Une vidéo sur une bagarre dans un bureau de vote à Tbilissi a poussé la présidente Salomé Zourabichvili à demander au ministre de l’Intérieur d’agir. Dans un message vidéo, elle s’est inquiétée des «incidents violents profondément préoccupants […] dans différents bureaux de vote». L’association des jeunes avocats, qui surveille ces législatives, a fait état de «violations électorales significatives».

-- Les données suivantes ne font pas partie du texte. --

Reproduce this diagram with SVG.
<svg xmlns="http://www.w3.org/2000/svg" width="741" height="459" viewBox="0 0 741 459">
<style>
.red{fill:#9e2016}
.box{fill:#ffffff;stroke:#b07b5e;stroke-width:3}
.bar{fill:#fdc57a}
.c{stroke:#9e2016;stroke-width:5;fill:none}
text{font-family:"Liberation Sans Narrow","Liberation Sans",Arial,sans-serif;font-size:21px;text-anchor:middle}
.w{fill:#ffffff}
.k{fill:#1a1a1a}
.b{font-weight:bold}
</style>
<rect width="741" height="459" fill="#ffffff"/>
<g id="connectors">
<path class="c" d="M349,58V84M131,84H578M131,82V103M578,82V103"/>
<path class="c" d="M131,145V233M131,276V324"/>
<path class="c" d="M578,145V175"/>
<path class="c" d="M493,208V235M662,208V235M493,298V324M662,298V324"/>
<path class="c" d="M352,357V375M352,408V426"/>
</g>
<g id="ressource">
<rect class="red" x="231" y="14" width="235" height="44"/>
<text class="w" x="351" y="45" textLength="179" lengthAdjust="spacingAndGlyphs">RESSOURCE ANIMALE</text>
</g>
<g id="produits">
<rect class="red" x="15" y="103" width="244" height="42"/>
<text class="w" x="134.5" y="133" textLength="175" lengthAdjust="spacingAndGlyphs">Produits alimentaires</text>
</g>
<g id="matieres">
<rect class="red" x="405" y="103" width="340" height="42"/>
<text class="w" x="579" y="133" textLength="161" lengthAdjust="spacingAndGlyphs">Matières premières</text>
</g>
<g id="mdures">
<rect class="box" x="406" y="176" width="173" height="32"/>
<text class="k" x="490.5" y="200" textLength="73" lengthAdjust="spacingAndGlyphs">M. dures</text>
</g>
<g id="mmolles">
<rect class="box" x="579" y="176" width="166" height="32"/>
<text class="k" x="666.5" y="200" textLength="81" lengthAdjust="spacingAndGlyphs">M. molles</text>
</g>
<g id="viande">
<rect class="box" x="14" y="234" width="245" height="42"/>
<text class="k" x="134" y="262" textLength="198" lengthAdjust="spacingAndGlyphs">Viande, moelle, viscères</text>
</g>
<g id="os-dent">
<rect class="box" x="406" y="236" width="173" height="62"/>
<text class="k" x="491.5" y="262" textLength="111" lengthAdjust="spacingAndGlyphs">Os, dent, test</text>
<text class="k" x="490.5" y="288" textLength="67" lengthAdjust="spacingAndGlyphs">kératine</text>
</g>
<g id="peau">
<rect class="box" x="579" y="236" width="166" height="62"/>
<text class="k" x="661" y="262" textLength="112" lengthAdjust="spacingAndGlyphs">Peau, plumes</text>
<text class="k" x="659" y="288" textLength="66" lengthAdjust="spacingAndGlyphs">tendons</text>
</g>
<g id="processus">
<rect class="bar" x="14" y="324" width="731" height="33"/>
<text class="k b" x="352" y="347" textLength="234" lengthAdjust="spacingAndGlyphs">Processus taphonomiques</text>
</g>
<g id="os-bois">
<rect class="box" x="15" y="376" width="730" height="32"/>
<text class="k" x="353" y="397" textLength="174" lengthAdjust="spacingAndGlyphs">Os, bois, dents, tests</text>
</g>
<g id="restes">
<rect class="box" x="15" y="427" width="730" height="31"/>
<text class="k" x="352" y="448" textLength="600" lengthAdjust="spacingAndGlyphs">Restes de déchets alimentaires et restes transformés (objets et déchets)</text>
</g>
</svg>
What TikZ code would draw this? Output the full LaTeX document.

De récentes enquêtes d’opinion montrent qu’une alliance inédite de formations d’opposition pourrait vaincre le Rêve géorgien, le parti conservateur du milliardaire Bidzina Ivanichvili. Au pouvoir depuis 2012, il est accusé d’éloigner la Géorgie de l’Union européenne et de l’Otan, à laquelle elle ambitionne également d’adhérer. Parmi le quatuor de partis d’opposition concernés se trouve le Mouvement national uni de l’ex-président emprisonné Mikheïl Saakachvili, l’ennemi juré de Bidzina Ivanichvili.

La Géorgie a été secouée en mai par de grandes manifestations contre une loi sur «l’influence étrangère», inspirée d’une législation russe sur les «agents de l’étranger» utilisée pour écraser la société civile. Bruxelles a gelé dans la foulée le processus d’adhésion de la Géorgie à l’UE et les Etats-Unis ont pris des sanctions contre des responsables géorgiens.

Autre cause de tensions avec les Occidentaux : la récente promulgation d’une loi restreignant fortement les droits des personnes LGBT + en Géorgie, un pays de tradition chrétienne orthodoxe où l’hostilité envers les minorités sexuelles demeure forte.

Mise à jour : ce dimanche 27 octobre à 9h44, avec l’ajout de la déclaration du président de la commission électorale centrale et de la cheffe du Mouvement national uni.